In this sculptural installation by Auckland-based artist Chris Hargreaves, Notable Serenity (2012), participants are invited to visually and audibly contemplate an experimental composition that describes our geographic home in the South Pacific.

 

Similar to Halo, a work he completed in 2010 for the Manukau Festival of the Arts, for this new work a number of layers have been mapped into an overriding Midi score. Comprised of intricately crafted objects and sounds that taken together present an atonal composition, Notable Serenity is primarily built around four spoken word ‘roles’. These readings, borrowed from scientific texts, are defined in musical terms as: Soprano (Clouds), Alto (Resource Management Act), Tenor (Geology) and Bass (Tectonics).

 

The disjunctive rush of voices reading technical texts in Notable Serenity is a reminder that one is usually best to subjugate the desire to obtain facts in order to first listen. If there is a fault, it is perhaps merely that those of us who are not scientists have the easiest route to engage with this machine-like installation, being that we will not bring to this work the same accumulated technical knowledge of the installation’s auditory content as others may.

 

In addition to being a metaphor for the complexity of our environment – which we have continuously struggled to understand for centuries – Notable Serenity generates a sense of the machine-related anxiety that has pervaded humanity since the dawn of the Industrial Revolution. Prompting us to cultivate a careful and observant attitude, rather than searching for definitions, the sociologist, Richard Sennett, has a similarly open-minded stance to Hargreaves. Describing the enlightenment philosopher Diderot’s position at the dawning machine era, he writes:

 

‘The enlightened way to use a machine is to judge its powers, fashion its uses, in light of our own limits rather than the machine’s potential. We should not compete against the machine. A machine, like any model, ought to propose rather than command, and humankind should certainly walk away from command to imitate perfection. Against the claim of perfection we can assert our own individuality, which gives distinctive character to the work we do.’ [1]

 

While Notable Serenity may be intended – similar to Diderot’s machine – as a tool for considering our physical environment, it also serves as a reminder that it is beneficial to get lost occasionally in contemplation. Visual art and music are of course two absorbing ways to do just that. Hargreaves abstraction is not environmental science, politics nor philosophy, but it can be considered a reflection of what they, individually and collectively, may represent. [2]

 

Matt Blomeley, 4 June 2012



[1] Sennett, Richard, The Craftsman, Penguin, London, 2009 (pp105,106)

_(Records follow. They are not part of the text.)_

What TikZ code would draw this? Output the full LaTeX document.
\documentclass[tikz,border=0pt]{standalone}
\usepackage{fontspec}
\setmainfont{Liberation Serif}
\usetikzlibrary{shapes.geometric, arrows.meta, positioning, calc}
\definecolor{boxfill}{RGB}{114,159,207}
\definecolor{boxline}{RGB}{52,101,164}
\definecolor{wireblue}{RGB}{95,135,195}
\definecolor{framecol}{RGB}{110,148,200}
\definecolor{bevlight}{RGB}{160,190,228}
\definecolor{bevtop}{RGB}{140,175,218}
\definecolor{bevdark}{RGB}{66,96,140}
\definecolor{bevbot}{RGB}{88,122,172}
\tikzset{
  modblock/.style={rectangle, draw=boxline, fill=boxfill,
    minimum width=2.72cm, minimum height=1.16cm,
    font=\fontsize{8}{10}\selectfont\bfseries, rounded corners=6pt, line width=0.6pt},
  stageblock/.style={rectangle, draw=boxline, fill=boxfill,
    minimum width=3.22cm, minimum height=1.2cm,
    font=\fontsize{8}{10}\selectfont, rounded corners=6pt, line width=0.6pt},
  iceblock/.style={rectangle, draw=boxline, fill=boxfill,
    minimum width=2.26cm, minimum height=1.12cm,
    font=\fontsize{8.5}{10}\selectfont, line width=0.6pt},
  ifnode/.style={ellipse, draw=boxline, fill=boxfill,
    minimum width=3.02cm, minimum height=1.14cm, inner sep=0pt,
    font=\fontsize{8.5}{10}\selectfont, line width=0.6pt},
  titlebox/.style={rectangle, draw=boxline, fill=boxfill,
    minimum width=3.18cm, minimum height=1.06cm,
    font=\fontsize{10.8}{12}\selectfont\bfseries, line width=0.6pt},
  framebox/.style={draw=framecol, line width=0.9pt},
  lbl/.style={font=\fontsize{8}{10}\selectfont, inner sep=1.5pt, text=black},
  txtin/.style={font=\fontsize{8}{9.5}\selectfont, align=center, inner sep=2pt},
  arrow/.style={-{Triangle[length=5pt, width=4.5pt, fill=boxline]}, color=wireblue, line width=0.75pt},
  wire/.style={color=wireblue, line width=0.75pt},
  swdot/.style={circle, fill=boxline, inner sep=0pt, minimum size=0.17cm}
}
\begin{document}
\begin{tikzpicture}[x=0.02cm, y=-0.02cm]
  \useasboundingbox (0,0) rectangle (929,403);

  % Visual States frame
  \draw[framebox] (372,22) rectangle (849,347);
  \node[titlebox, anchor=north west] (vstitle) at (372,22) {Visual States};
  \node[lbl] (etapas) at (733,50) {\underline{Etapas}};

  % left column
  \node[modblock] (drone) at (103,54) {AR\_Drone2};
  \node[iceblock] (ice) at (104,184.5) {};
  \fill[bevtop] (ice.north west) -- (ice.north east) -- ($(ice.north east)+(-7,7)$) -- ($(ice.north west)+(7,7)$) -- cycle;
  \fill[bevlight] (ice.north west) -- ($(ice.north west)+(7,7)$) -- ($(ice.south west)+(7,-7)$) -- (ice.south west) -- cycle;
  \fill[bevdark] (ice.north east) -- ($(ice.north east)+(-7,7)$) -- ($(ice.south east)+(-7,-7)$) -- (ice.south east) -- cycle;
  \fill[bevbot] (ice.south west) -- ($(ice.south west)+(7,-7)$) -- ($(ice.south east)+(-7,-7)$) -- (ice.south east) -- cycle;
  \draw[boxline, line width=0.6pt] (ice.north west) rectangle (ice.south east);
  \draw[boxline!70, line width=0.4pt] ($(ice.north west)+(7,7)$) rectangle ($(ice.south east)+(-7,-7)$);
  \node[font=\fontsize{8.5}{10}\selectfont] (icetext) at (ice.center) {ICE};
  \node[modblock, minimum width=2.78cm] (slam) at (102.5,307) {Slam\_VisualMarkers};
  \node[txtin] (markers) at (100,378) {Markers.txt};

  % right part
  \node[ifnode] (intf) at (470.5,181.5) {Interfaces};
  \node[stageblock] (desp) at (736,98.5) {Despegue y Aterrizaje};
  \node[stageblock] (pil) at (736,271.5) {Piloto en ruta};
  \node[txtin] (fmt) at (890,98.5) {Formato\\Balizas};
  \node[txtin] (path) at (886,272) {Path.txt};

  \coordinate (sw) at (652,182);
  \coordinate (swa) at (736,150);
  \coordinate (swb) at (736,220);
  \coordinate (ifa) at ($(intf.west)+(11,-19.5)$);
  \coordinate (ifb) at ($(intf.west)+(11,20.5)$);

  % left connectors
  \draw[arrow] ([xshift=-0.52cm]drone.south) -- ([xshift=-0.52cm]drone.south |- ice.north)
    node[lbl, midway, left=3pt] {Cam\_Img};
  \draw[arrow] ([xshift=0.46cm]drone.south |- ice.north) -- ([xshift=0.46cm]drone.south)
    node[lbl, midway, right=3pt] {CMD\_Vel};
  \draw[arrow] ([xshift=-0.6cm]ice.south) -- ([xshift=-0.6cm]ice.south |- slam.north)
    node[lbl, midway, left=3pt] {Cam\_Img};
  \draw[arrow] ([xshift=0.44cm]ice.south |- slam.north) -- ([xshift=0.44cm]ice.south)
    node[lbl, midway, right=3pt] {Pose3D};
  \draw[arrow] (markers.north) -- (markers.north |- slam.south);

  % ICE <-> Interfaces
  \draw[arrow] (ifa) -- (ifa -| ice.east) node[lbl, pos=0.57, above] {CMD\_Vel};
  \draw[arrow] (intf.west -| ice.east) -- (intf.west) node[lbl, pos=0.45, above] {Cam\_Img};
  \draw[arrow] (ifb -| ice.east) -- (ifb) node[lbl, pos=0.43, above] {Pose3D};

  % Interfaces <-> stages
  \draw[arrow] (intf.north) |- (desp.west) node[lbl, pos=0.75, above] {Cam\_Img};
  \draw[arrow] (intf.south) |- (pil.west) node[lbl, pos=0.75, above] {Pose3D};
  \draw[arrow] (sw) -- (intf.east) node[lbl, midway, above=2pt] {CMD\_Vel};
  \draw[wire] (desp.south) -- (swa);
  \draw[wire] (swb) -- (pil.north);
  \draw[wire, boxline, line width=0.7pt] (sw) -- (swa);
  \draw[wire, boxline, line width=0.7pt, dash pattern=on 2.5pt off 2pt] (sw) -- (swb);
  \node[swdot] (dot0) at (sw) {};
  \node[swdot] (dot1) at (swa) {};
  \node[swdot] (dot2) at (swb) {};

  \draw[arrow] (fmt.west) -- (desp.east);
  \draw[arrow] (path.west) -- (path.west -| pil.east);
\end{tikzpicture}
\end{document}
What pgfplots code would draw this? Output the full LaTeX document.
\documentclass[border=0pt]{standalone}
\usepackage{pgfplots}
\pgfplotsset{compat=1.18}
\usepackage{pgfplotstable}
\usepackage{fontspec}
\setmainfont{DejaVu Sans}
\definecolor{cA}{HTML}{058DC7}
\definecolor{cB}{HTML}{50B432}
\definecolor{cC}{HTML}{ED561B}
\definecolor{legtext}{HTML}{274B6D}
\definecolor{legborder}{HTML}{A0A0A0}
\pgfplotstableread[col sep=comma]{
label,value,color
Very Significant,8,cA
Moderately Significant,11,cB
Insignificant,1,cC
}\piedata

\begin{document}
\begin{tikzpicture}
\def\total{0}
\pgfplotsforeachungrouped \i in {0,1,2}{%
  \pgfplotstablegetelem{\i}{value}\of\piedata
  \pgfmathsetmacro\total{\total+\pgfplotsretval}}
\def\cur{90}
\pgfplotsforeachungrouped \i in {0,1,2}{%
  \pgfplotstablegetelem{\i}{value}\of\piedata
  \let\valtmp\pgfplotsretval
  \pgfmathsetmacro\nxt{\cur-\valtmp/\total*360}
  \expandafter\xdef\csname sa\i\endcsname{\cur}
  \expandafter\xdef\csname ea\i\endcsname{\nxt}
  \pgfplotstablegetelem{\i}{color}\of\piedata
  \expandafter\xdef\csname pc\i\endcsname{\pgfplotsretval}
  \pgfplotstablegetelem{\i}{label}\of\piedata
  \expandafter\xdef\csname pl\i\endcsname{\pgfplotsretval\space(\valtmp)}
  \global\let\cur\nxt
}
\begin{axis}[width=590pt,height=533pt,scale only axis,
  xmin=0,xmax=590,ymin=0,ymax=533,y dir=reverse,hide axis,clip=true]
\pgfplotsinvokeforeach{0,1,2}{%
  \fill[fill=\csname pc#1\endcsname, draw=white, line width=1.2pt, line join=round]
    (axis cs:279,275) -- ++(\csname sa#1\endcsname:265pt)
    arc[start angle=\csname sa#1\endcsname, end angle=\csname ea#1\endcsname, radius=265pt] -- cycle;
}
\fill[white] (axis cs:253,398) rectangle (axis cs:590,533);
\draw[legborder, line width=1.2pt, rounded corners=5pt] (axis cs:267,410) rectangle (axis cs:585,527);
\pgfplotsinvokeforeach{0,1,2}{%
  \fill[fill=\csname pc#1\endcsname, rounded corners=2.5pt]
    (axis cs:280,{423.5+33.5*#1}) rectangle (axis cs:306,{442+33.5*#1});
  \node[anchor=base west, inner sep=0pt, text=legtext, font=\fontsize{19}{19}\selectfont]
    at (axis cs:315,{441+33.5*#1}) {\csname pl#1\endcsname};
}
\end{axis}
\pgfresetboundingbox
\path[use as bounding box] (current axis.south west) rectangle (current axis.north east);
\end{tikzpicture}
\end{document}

[2] Lütticken, Sven, Stop Making Sense, Meaning Liam Gillick (ed. Szewczyk, M et al.), MIT Press, Massachusetts, 2009 (pp40). I believe the same definition applies to Hargreaves work as Lütticken writes of Gillick: ‘That Gillick’s objects and installations reflect the becoming-design of abstraction does not, of course, mean that his work is design, merely that it reflects, and reflects on, the status of design as the current paradigm of Gestaltung through its use of post-painterly design elements and its coded implementations of a concept that can be reused and adapted to different situations.’